My solution has been to just remember the important stuff, or at least where to find it. I'm not dead yet so I guess it works.

It was my solution too, and I liked it, but over the past decade or so, I noticed that even when I remember where to find some stuff, hell, even if I just remember how to find it, when I actually try and find it, it often isn't there anymore. "Search rot" is just as big a problem as link rot.

As for being still alive, by that measure hardly anything anyone does is important in the modern world. It's pretty hard to fail at thinking or remembering so badly that it becomes a life-or-death thing.
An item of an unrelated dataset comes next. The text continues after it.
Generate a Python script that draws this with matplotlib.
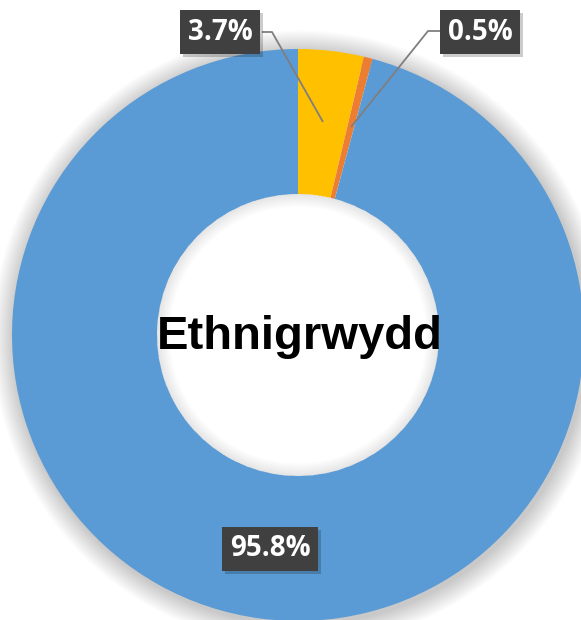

> hardly anything anyone does is important

Agreed.

I’ve found that whenever I think “why don’t other people just do X” it’s because I’m misunderstanding what’s involved in X for them, and that generally if they could ‘just’ do X then they would.

“Why don’t you just” is a red flag now for me.

Not always. I love it when people offer me a much simpler solution to a problem I overengineered, so I can throw away my solution and use the simpler one.

Half the time people are suggested a better way, it's because they're actually doing it wrong, they've gotten the solution's requirements all wrong in the first place, and this perspective helps.

this applies to basically any suggested solution to any problem.

"Why don't you just ..." is just lazy idea suggestion from armchair internet warriors.